Although Raffaello was the larger of the two ships, and its interiors more distinctive, she was always the less important ship in the eyes of Italian Line executives. As a result, when the transatlantic traffic started declining due to competition from air traffic, Raffaello was sent cruising in order to make more money while Michelangelo was used strictly for crossings. Raffaello was not very well suited for cruising. Although it did have a large amount of open deck space, the ship was too large, its cabins too small, and most of them too spartan for demanding cruise passengers.

== Sale to Iran ==
The Italian Line decided to withdraw Raffaello in April 1975, after the Italian Government announced that it would not further subsidize the ship (by 1975, it was paying 100 million lire per day, or about $151,500 at the then-current exchange rate, to keep it sailing). Initially laid up in Genoa and later in La Spezia near the scrapyard, Raffaello and Michelangelo were inspected by several potential buyers such as Norwegian Cruise Line, Costa Amatori, Chandris Group, and Home Lines. The last even made a serious offer to buy the ships, despite large rebuilding costs, but the Italia Line rejected the offer.

In 1976 the Shah of Iran emerged as a buyer the Italian Line could accept. The former flagships of Italy that had cost a total of $90 million in 1965, were sold for $4 million a decade later. Raffaello made its final journey late in the same year from La Spezia into Bushehr, where it served as a floating barracks for the next seven years.

In 1978 plans emerged to resurrect Michelangelo and Raffaello as cruise ships. Raffaello would have become Ciro il Grande (named after ancient Achaemenid ruler Cyrus the Great), a luxury cruiser accommodating 1,300 passengers. But Italian specialists sent to evaluate the ships' condition realized the ships were too decrepit to make reconstruction financially viable. As a result, Raffaello stayed in its moorings. The ship was heavily damaged and looted during the Iranian Islamic Revolution in 1979.

In 1983 plans were again made to bring Raffaello and Michelangelo back into service as cruise ships. But Raffaello had been hit by a missile during the Iran–Iraq War in 1983 and partially sank in shallow waters outside Bushehr. Sometime later the wreck was rammed by an Iranian cargo ship. Local divers further looted the hull in subsequent years.

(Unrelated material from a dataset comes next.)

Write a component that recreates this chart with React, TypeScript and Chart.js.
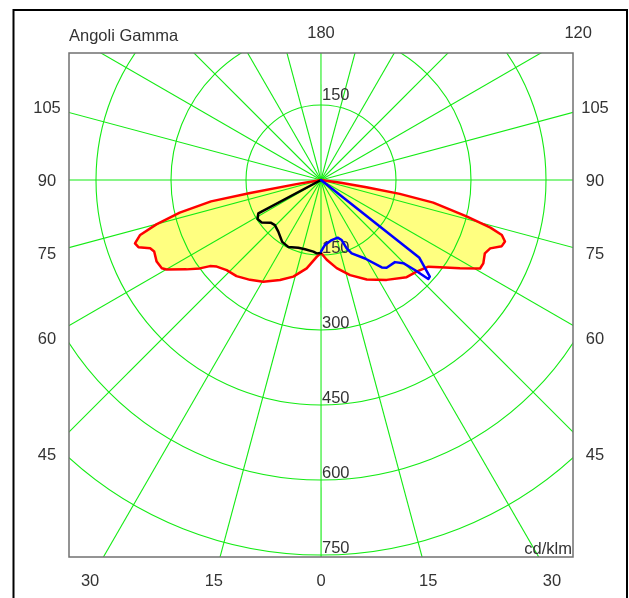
import { useEffect, useRef } from 'react';
import { Chart, registerables } from 'chart.js';

Chart.register(...registerables);

// Gamma angles in degrees (0 = nadir). Negative gamma = left half of the diagram.
// C0-C180 plane (red, yellow filled)
const redGamma = [-90, -80.5, -79.6, -79.0, -77.0, -74.9, -73.1, -71.2, -69.8, -68.2, -66.8, -63.6, -61.0, -59.9, -56.4, -53.9, -52.2, -50.3, -46.3, -41.3, -35.4, -29.6, -22.3, -16.0, -9.2, -3.2, 0, 4.1, 10.1, 17.0, 24.7, 33.3, 41.4, 46.2, 51.1, 53.7, 57.6, 60.9, 62.8, 65.9, 68.0, 69.9, 71.5, 73.1, 74.3, 76.0, 78.6, 80.0, 81.0, 82.0, 90];
const redIntensity = [0, 50, 144, 224, 290, 341, 378, 393, 389, 368, 363, 367, 364, 357, 323, 300, 281, 271, 261, 256, 245, 234, 216, 201, 179, 154, 146, 160, 179, 199, 219, 239, 259, 265, 276, 295, 329, 364, 365, 359, 365, 385, 388, 378, 352, 300, 229, 160, 92, 40, 0];

// C90 plane (black, left half)
const blackGamma = [0, -3.4, -6.1, -13.0, -18.5, -26.1, -32.1, -39.6, -45.6, -49.7, -54.5, -58.4, -62.0, -62.5];
const blackIntensity = [146, 147, 144, 142, 143, 149, 146, 134, 129, 132, 146, 149, 142, 0];

// C270 plane (blue, right half)
const blueGamma = [0, 3.5, 10.1, 16.1, 19.0, 20.6, 22.7, 29.3, 34.8, 36.8, 42.0, 44.7, 46.2, 47.3, 48.4, 51.7, 90];
const blueIntensity = [143, 130, 122, 120, 127, 146, 159, 180, 213, 219, 221, 234, 260, 292, 291, 250, 0];

// Grid / tick definitions
const ringValues = [150, 300, 450, 600, 750];
const topRingLabel = 150;
const spokeStepDeg = 15;
const sideTickGammas = [105, 90, 75, 60, 45];
const bottomTickGammas = [-30, -15, 0, 15, 30];
const topTickGammas = [180, 120];
const titleText = 'Angoli Gamma';
const unitText = 'cd/klm';

const X_MIN = -504, X_MAX = 504, Y_MIN = -754, Y_MAX = 254;
const SIDE_LABEL_DIST = 548;
const BOTTOM_LABEL_DIST = 800;
const TOP_LABEL_DIST = 297;

const GREEN = 'rgb(20,235,20)';
const TEXT = '#333333';
const FONT = '16.5px "Liberation Sans", Arial, sans-serif';

const rad = (g: number) => (g * Math.PI) / 180;
const toXY = (g: number, I: number) => ({ x: I * Math.sin(rad(g)), y: -I * Math.cos(rad(g)) });
const toPoints = (gs: number[], is: number[]) => gs.map((g, i) => toXY(g, is[i]));

const polarPlugin = {
  id: 'polarGrid',
  beforeDraw(chart: any) {
    const { ctx, width, height } = chart;
    ctx.save();
    ctx.fillStyle = '#ffffff';
    ctx.fillRect(0, 0, width, height);
    ctx.restore();
  },
  afterDatasetDraw(chart: any, args: any) {
    if (args.index !== 0) return;
    const { ctx, chartArea: a, scales } = chart;
    const xs = scales.x, ys = scales.y;
    const cx = xs.getPixelForValue(0);
    const cy = ys.getPixelForValue(0);
    const ppu = xs.getPixelForValue(1) - cx;
    ctx.save();
    ctx.beginPath();
    ctx.rect(a.left, a.top, a.right - a.left, a.bottom - a.top);
    ctx.clip();
    ctx.setLineDash([]);
    ctx.globalAlpha = 1;
    ctx.strokeStyle = GREEN;
    ctx.lineWidth = 1.1;
    ringValues.forEach((r) => {
      ctx.beginPath();
      ctx.arc(cx, cy, r * ppu, 0, Math.PI * 2);
      ctx.stroke();
    });
    for (let g = 0; g < 360; g += spokeStepDeg) {
      const p = toXY(g + 0.01, 1100);
      ctx.beginPath();
      ctx.moveTo(cx, cy);
      ctx.lineTo(xs.getPixelForValue(p.x), ys.getPixelForValue(p.y));
      ctx.strokeStyle = GREEN;
      ctx.stroke();
    }
    ctx.fillStyle = GREEN;
    ctx.beginPath();
    ctx.arc(cx, cy, 3.5, 0, Math.PI * 2);
    ctx.fill();
    // ring labels
    ctx.fillStyle = TEXT;
    ctx.font = FONT;
    ctx.textAlign = 'left';
    ctx.textBaseline = 'alphabetic';
    ctx.fillText(String(topRingLabel), cx + 1, ys.getPixelForValue(topRingLabel) - 5);
    ringValues.forEach((r) => {
      ctx.fillText(String(r), cx + 1, ys.getPixelForValue(-r) - 2);
    });
    ctx.restore();
  },
  afterDraw(chart: any) {
    const { ctx, chartArea: a, scales } = chart;
    const xs = scales.x, ys = scales.y;
    ctx.save();
    // plot box
    ctx.strokeStyle = '#707070';
    ctx.lineWidth = 1.5;
    ctx.strokeRect(a.left, a.top, a.right - a.left, a.bottom - a.top);
    // outer frame
    ctx.strokeStyle = '#000000';
    ctx.lineWidth = 2;
    ctx.strokeRect(13.5, 10, 613.5, 640);
    ctx.fillStyle = TEXT;
    ctx.font = FONT;
    ctx.textBaseline = 'alphabetic';
    // title
    ctx.textAlign = 'left';
    ctx.fillText(titleText, a.left, a.top - 12);
    ctx.textAlign = 'center';
    // side labels
    sideTickGammas.forEach((g) => {
      const yv = -SIDE_LABEL_DIST / Math.tan(rad(g));
      const py = ys.getPixelForValue(yv) + 6;
      ctx.fillText(String(g), xs.getPixelForValue(-SIDE_LABEL_DIST), py);
      ctx.fillText(String(g), xs.getPixelForValue(SIDE_LABEL_DIST), py);
    });
    // bottom labels
    bottomTickGammas.forEach((g) => {
      const xv = BOTTOM_LABEL_DIST * Math.tan(rad(g));
      ctx.fillText(String(Math.abs(g)), xs.getPixelForValue(xv), ys.getPixelForValue(-BOTTOM_LABEL_DIST) + 6);
    });
    // top labels
    topTickGammas.forEach((g) => {
      const xv = TOP_LABEL_DIST * Math.tan(rad(180 - g));
      ctx.fillText(String(g), xs.getPixelForValue(xv), ys.getPixelForValue(TOP_LABEL_DIST) + 6);
    });
    // unit
    ctx.textAlign = 'right';
    ctx.fillText(unitText, a.right - 1, a.bottom - 3);
    ctx.restore();
  },
};

export default function App() {
  const ref = useRef<HTMLCanvasElement | null>(null);
  useEffect(() => {
    if (!ref.current) return;
    const redPts = toPoints(redGamma, redIntensity);
    const chart = new Chart(ref.current, {
      type: 'line',
      data: {
        datasets: [
          {
            label: 'fill',
            data: redPts,
            borderColor: 'rgba(0,0,0,0)',
            borderWidth: 1,
            backgroundColor: '#ffff80',
            fill: 'shape',
            pointRadius: 0,
            tension: 0,
            order: 4,
          },
          {
            label: 'C0-C180',
            data: redPts,
            borderColor: '#ff0000',
            borderWidth: 2.5,
            fill: false,
            pointRadius: 0,
            tension: 0,
            order: 3,
          },
          {
            label: 'C90',
            data: toPoints(blackGamma, blackIntensity),
            borderColor: '#000000',
            borderWidth: 2.5,
            fill: false,
            pointRadius: 0,
            tension: 0,
            order: 2,
          },
          {
            label: 'C270',
            data: toPoints(blueGamma, blueIntensity),
            borderColor: '#0000ff',
            borderWidth: 2.5,
            fill: false,
            pointRadius: 0,
            tension: 0,
            order: 1,
          },
        ],
      },
      options: {
        responsive: false,
        animation: false,
        devicePixelRatio: 1,
        layout: { padding: { left: 69, top: 53, right: 56, bottom: 41 } },
        scales: {
          x: { type: 'linear', min: X_MIN, max: X_MAX, display: false },
          y: { type: 'linear', min: Y_MIN, max: Y_MAX, display: false },
        },
        plugins: { legend: { display: false }, tooltip: { enabled: false } },
        elements: { line: { borderJoinStyle: 'round', borderCapStyle: 'round' } },
      },
      plugins: [polarPlugin],
    } as any);
    return () => chart.destroy();
  }, []);
  return (
    <div style={{ position: 'fixed', left: 0, top: 0, width: 629, height: 598, background: '#fff' }}>
      <canvas ref={ref} width={629} height={598} style={{ display: 'block' }} />
    </div>
  );
}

As of 2006, Raffaellos hull remained partially submerged, and there have been reports of plans to scrap the ship completely. These plans were refuted by the Department of Environment as the ship has become part of the ecosystem. At least one of Raffaello's propellers was removed illegally and taken to Isfahan. One source indicates that it is not visible from the surface, but its position is marked by warning buoys.